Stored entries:
........

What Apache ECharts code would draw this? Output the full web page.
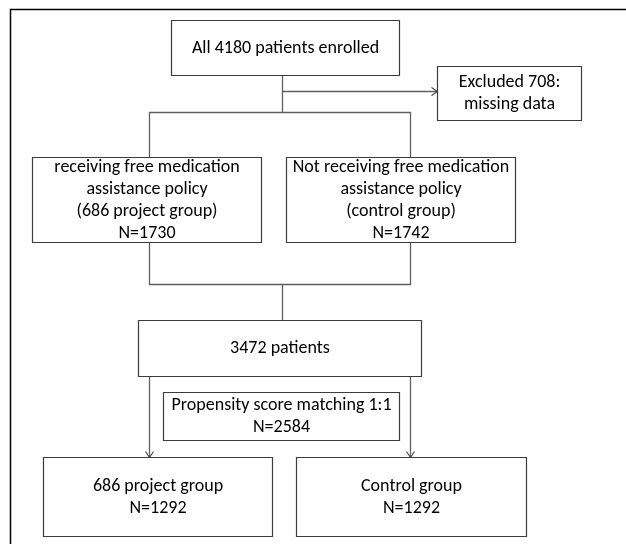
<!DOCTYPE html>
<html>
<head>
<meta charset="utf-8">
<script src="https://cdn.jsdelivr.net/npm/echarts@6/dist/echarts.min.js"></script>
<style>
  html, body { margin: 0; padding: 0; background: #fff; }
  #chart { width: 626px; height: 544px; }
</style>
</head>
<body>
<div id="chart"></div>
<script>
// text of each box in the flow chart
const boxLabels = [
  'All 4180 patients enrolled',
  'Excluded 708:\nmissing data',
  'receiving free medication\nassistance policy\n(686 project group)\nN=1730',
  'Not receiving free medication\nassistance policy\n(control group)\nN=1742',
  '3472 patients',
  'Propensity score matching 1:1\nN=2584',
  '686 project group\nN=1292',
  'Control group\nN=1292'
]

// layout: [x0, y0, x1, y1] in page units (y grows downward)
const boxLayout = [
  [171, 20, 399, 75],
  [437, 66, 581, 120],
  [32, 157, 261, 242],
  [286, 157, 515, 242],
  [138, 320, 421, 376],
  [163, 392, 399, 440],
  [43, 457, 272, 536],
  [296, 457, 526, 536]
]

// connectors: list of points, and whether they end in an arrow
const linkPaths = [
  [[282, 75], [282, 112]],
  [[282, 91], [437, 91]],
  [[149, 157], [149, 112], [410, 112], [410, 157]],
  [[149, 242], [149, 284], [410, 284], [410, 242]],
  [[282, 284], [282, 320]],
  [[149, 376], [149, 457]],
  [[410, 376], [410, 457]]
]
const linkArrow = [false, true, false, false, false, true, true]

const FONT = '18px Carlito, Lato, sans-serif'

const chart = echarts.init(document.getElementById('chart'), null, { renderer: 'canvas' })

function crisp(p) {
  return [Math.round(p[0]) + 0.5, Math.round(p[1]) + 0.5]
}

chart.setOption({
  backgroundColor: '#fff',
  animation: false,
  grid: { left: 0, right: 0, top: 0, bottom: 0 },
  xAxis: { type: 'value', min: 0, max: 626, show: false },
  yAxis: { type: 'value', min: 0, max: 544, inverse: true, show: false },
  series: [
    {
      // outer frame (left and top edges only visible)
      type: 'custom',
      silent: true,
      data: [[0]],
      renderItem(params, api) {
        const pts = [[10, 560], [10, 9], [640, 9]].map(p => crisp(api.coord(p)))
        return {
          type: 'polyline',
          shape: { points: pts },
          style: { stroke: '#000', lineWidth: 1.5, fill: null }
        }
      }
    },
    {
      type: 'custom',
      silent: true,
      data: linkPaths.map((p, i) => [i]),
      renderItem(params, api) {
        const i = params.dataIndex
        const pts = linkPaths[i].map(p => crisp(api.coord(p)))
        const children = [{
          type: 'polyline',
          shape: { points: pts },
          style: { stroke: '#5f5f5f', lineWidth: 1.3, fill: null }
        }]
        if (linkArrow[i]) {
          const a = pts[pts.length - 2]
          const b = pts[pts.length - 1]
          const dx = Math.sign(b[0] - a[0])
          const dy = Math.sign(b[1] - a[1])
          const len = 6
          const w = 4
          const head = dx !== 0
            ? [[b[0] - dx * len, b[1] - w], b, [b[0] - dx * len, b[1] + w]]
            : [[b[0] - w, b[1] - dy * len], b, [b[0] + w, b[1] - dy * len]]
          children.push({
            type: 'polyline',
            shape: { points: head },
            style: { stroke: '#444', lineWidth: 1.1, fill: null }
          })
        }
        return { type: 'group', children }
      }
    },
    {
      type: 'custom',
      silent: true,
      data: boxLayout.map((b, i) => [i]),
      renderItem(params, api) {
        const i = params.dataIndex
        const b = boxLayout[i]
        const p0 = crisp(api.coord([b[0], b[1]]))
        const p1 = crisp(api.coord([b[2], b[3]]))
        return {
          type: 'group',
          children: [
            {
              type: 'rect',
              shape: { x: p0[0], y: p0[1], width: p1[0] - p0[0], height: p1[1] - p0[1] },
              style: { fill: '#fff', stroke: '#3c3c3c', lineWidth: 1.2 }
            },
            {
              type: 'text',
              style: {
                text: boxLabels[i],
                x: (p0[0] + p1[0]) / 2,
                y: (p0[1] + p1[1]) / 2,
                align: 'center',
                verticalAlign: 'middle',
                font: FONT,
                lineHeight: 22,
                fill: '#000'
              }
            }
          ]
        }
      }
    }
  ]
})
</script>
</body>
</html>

........

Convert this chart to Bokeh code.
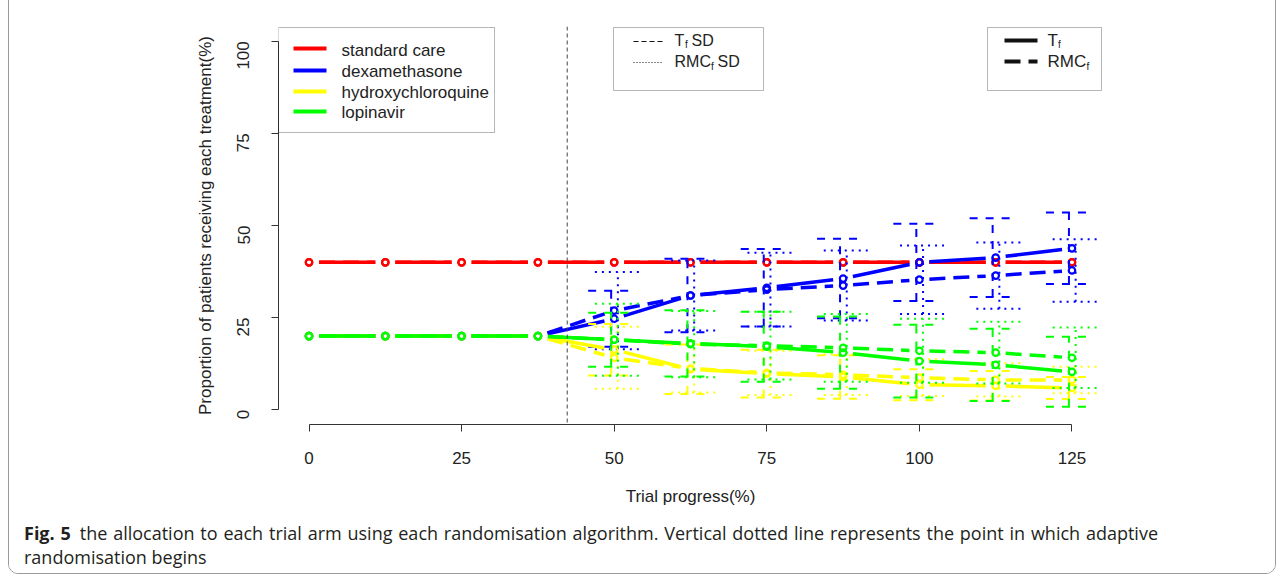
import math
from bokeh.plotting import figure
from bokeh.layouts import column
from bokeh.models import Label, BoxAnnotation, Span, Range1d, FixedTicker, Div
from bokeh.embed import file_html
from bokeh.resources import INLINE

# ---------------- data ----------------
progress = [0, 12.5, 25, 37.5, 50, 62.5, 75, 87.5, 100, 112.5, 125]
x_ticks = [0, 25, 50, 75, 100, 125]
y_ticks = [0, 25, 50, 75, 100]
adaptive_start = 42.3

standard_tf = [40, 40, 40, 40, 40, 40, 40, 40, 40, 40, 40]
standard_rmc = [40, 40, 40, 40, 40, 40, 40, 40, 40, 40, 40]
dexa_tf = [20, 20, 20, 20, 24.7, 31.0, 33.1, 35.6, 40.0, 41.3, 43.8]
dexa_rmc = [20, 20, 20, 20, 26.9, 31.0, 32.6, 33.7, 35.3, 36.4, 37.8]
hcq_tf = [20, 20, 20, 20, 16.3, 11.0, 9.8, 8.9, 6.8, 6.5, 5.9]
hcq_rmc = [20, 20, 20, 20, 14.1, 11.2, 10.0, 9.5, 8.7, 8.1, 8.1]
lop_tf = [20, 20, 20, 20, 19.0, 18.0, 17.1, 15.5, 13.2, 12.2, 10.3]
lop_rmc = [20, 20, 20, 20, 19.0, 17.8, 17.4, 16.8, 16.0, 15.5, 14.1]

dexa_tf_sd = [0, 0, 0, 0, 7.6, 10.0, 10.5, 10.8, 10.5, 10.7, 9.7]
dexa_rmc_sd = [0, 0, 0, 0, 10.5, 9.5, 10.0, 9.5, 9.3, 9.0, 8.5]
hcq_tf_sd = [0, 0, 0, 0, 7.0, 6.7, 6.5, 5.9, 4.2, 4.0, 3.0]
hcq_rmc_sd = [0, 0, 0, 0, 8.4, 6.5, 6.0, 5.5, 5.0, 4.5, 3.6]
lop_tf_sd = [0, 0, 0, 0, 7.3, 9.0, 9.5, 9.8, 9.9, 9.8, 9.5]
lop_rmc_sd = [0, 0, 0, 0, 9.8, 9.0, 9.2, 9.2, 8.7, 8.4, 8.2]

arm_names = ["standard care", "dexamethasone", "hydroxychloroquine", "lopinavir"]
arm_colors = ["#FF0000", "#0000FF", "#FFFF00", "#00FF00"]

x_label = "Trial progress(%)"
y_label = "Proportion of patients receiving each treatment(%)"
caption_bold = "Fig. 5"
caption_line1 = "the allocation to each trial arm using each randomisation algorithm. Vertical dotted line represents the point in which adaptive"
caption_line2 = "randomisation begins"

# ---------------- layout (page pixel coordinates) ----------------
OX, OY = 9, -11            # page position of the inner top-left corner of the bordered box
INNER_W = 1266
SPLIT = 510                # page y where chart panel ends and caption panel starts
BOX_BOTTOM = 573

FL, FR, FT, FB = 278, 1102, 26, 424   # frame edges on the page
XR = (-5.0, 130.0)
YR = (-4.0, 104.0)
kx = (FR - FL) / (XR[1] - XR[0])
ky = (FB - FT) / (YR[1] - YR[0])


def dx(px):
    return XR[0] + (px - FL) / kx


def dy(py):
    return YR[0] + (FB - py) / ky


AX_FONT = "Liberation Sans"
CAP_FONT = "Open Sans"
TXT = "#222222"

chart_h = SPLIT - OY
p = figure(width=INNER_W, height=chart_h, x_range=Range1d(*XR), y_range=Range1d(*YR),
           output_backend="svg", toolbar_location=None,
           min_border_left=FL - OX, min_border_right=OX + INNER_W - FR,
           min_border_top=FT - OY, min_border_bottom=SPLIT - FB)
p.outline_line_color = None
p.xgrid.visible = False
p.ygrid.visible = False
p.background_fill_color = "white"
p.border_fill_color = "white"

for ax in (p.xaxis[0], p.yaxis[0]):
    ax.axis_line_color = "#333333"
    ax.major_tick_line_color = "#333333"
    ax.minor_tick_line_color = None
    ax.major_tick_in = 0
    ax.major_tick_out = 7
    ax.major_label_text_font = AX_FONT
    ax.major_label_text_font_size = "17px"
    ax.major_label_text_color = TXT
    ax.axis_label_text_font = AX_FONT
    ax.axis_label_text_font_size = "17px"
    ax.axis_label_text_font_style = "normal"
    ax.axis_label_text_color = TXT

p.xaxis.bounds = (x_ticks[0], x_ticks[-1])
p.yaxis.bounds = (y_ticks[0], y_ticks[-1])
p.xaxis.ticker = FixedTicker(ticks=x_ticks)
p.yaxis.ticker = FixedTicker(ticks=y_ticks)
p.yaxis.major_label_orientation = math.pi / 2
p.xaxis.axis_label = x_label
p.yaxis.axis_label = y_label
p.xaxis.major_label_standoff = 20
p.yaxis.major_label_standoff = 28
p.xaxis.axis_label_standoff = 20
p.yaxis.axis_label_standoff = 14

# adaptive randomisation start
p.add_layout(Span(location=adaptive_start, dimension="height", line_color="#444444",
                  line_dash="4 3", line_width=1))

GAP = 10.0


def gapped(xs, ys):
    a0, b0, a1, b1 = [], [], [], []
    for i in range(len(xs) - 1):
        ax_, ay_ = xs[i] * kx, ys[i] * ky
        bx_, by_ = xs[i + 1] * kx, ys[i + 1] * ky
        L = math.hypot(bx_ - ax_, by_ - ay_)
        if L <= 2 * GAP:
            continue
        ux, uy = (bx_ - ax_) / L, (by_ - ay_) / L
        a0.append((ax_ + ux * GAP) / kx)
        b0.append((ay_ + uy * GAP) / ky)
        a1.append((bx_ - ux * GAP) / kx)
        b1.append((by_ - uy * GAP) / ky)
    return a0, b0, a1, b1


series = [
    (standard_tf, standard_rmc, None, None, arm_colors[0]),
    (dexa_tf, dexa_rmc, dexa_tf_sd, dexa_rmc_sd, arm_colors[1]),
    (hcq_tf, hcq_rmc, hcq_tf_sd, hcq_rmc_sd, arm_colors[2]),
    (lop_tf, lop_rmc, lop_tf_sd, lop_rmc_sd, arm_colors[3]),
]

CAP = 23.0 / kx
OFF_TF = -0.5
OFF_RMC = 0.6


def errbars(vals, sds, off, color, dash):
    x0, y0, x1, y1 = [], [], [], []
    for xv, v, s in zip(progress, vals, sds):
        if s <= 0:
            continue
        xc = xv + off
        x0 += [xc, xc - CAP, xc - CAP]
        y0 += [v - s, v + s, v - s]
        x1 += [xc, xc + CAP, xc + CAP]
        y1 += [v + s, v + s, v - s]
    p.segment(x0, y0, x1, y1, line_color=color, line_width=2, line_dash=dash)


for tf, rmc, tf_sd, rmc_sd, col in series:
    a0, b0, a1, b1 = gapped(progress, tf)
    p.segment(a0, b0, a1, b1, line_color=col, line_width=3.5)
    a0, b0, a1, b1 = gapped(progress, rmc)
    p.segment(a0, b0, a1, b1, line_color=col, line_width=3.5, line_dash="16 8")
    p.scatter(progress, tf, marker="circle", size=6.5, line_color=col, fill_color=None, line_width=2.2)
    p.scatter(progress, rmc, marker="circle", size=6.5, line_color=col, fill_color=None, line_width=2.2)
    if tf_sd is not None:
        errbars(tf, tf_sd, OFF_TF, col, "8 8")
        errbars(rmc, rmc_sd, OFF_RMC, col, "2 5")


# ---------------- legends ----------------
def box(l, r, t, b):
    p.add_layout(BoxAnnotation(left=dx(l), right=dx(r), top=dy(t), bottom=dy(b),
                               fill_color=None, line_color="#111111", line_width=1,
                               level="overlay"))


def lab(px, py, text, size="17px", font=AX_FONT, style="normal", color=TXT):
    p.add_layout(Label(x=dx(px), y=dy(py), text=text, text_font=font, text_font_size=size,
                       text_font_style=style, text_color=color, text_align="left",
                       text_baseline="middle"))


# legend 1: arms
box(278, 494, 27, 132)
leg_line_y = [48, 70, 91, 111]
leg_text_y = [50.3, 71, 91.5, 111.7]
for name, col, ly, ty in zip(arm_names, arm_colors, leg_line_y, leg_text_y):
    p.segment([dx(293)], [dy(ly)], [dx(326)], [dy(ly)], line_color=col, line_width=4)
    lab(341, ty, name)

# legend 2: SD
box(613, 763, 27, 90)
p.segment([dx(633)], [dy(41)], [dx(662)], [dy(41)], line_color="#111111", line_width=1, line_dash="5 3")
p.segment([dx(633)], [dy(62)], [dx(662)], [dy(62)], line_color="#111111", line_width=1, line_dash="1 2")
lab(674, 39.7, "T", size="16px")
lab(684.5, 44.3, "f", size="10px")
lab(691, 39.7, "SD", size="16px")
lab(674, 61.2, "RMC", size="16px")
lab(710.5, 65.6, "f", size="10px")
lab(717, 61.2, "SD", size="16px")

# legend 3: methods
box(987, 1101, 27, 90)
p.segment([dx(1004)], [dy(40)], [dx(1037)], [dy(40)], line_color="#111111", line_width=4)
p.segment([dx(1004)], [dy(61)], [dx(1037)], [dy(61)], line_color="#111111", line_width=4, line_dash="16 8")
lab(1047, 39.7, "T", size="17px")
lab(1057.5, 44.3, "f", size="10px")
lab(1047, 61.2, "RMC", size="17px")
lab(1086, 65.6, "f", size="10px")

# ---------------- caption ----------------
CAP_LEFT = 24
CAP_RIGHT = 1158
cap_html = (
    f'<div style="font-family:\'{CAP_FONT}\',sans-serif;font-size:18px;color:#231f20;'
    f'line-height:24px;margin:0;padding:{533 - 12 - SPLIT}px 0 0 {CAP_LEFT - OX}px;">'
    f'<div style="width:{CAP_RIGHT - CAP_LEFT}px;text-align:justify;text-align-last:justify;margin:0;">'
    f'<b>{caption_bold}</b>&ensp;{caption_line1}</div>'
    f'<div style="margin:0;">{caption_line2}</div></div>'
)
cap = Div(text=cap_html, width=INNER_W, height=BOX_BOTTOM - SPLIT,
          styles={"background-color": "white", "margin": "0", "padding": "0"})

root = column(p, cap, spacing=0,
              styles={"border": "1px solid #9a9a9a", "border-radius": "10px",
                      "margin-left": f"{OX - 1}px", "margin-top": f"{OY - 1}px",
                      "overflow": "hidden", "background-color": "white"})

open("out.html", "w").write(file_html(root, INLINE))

........

Exercise description: Output exactly the lines from the one containing "Convert this chart to Bokeh code." through the one containing "adaptive_start = 42.3", both included, and nothing else; leave out any pictures.

Written response:
Convert this chart to Bokeh code.
import math
from bokeh.plotting import figure
from bokeh.layouts import column
from bokeh.models import Label, BoxAnnotation, Span, Range1d, FixedTicker, Div
from bokeh.embed import file_html
from bokeh.resources import INLINE

# ---------------- data ----------------
progress = [0, 12.5, 25, 37.5, 50, 62.5, 75, 87.5, 100, 112.5, 125]
x_ticks = [0, 25, 50, 75, 100, 125]
y_ticks = [0, 25, 50, 75, 100]
adaptive_start = 42.3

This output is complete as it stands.